Increasingly, though, Knox’s efforts were directed at advocacy as he championed the cause of the Navy during the interwar years of troubled neutrality and then into a postwar environment of shrinking budgets, the creation of a third military service and the guiding hand of an overarching Department of Defense. Again, he turned to past experience in arguing his case. In the essays presented, the modern reader may question some of Knox’s assertions and lessons, but as a window on the service’s thinking during a critical period they retain a value all of their own. Increasingly, however, a contrarian view was being sounded: Against the peace-at-any-price view holding sway in 1930’s America; against the forces of modernity in the post-1945 world and, critically, now absent the receptive tutelage of President Franklin Roosevelt.

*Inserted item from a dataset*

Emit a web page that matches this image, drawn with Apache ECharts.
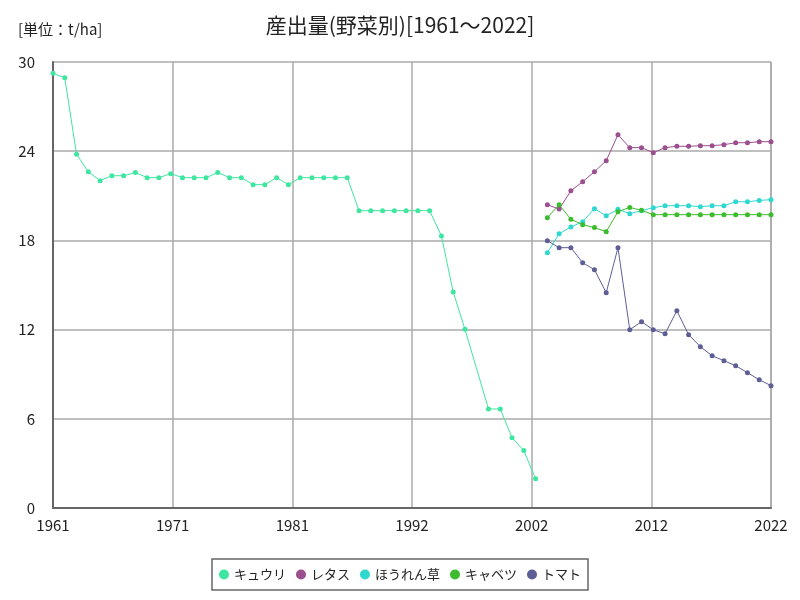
<!DOCTYPE html>
<html><head><meta charset="utf-8">
<script src="https://cdn.jsdelivr.net/npm/echarts@6/dist/echarts.min.js"></script>
<style>html,body{margin:0;padding:0;background:#fff}#c{width:800px;height:600px}</style>
</head><body><div id="c"></div>
<script>
const startYear = 1961, endYear = 2022;
const cucumberYears = [1961,1962,1963,1964,1965,1966,1967,1968,1969,1970,1971,1972,1973,1974,1975,1976,1977,1978,1979,1980,1981,1982,1983,1984,1985,1986,1987,1988,1989,1990,1991,1992,1993,1994,1995,1996,1998,1999,2000,2001,2002];
const cucumber = [29.24,28.94,23.79,22.62,22.02,22.35,22.35,22.56,22.22,22.22,22.49,22.22,22.22,22.22,22.56,22.22,22.22,21.75,21.75,22.22,21.75,22.22,22.22,22.22,22.22,22.22,20.0,20.0,20.0,20.0,20.0,20.0,20.0,18.3,14.53,12.02,6.66,6.66,4.73,3.86,1.97];
const recentYears = [2003,2004,2005,2006,2007,2008,2009,2010,2011,2012,2013,2014,2015,2016,2017,2018,2019,2020,2021,2022];
const lettuce = [20.40,20.11,21.34,21.95,22.62,23.36,25.11,24.24,24.24,23.90,24.24,24.33,24.33,24.37,24.37,24.44,24.57,24.57,24.64,24.64];
const spinach = [17.17,18.45,18.90,19.26,20.13,19.66,20.09,19.80,20.00,20.20,20.33,20.33,20.33,20.27,20.33,20.33,20.60,20.60,20.69,20.74];
const cabbage = [19.53,20.40,19.42,19.06,18.86,18.59,19.93,20.22,20.02,19.73,19.73,19.73,19.73,19.73,19.73,19.73,19.73,19.73,19.73,19.73];
const tomato = [17.98,17.51,17.51,16.50,16.03,14.48,17.51,11.99,12.53,11.99,11.72,13.27,11.66,10.85,10.24,9.91,9.57,9.10,8.63,8.23];
const seriesNames = ['キュウリ','レタス','ほうれん草','キャベツ','トマト'];
const colors = ['#3ee6a0','#9b4f8e','#2ed8d0','#3cbb2c','#5e5e96'];

const pairs = (years, vals) => years.map((y, i) => [y - startYear, vals[i]]);
const span = endYear - startYear;
const font = '"Noto Sans CJK JP", "Noto Sans", sans-serif';

const chart = echarts.init(document.getElementById('c'));
const mk = (name, data, color) => ({
  name, type: 'line', data, color,
  symbol: 'circle', symbolSize: 5, showSymbol: true,
  lineStyle: { width: 1, color }, itemStyle: { color },
  animation: false
});
chart.setOption({
  animation: false,
  title: [
    { text: '産出量(野菜別)[1961〜2022]', left: 'center', top: 10, textStyle: { fontFamily: font, fontSize: 21, fontWeight: 'normal', color: '#222' } },
    { text: '[単位：t/ha]', left: 13, top: 17, textStyle: { fontFamily: font, fontSize: 15, fontWeight: 'normal', color: '#222' } }
  ],
  legend: {
    data: seriesNames, bottom: 10, left: 'center',
    icon: 'circle', itemWidth: 10, itemHeight: 10, itemGap: 10,
    borderColor: '#666', borderWidth: 1.5, padding: [9, 7],
    textStyle: { fontFamily: font, fontSize: 13, color: '#222' }
  },
  grid: { left: 53, right: 29, top: 62, bottom: 92, containLabel: false },
  xAxis: {
    type: 'value', min: 0, max: span, interval: span / 6,
    axisLine: { show: true, lineStyle: { color: '#666', width: 2 } },
    axisTick: { show: false },
    splitLine: { show: true, lineStyle: { color: '#aaa', width: 1.5 } },
    axisLabel: { fontFamily: font, fontSize: 15, color: '#222', margin: 10, formatter: v => String(Math.round(startYear + v)), showMaxLabel: true }
  },
  yAxis: {
    type: 'value', min: 0, max: 30, interval: 6,
    axisLine: { show: true, lineStyle: { color: '#666', width: 2 } },
    axisTick: { show: false },
    splitLine: { show: true, lineStyle: { color: '#aaa', width: 1.5 } },
    axisLabel: { fontFamily: font, fontSize: 15, color: '#222', margin: 18 }
  },
  series: [
    mk(seriesNames[0], pairs(cucumberYears, cucumber), colors[0]),
    mk(seriesNames[1], pairs(recentYears, lettuce), colors[1]),
    mk(seriesNames[2], pairs(recentYears, spinach), colors[2]),
    mk(seriesNames[3], pairs(recentYears, cabbage), colors[3]),
    mk(seriesNames[4], pairs(recentYears, tomato), colors[4])
  ]
});
</script></body></html>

21st Century Knox represents another volume in the 21st Century Foundation Series published by the Naval Institute Press. If succeeding as a primer on a noteworthy military personage, this edition, as with those others in the series, can offer only a useful introduction to its subject. With that in mind, the work is warmly recommended. Still, would that more had been attempted. Here, the publication of an edited volume based on Knox’s writings and personal papers comes to mind. Failing that, an index to that published is suggested in any second edition. Doubtless, the cost of modern publishing precludes attempting the greater effort. Knox and his times were blessed, indeed, that the Navy and its history had such an influential sponsor in one erstwhile Assistant Secretary.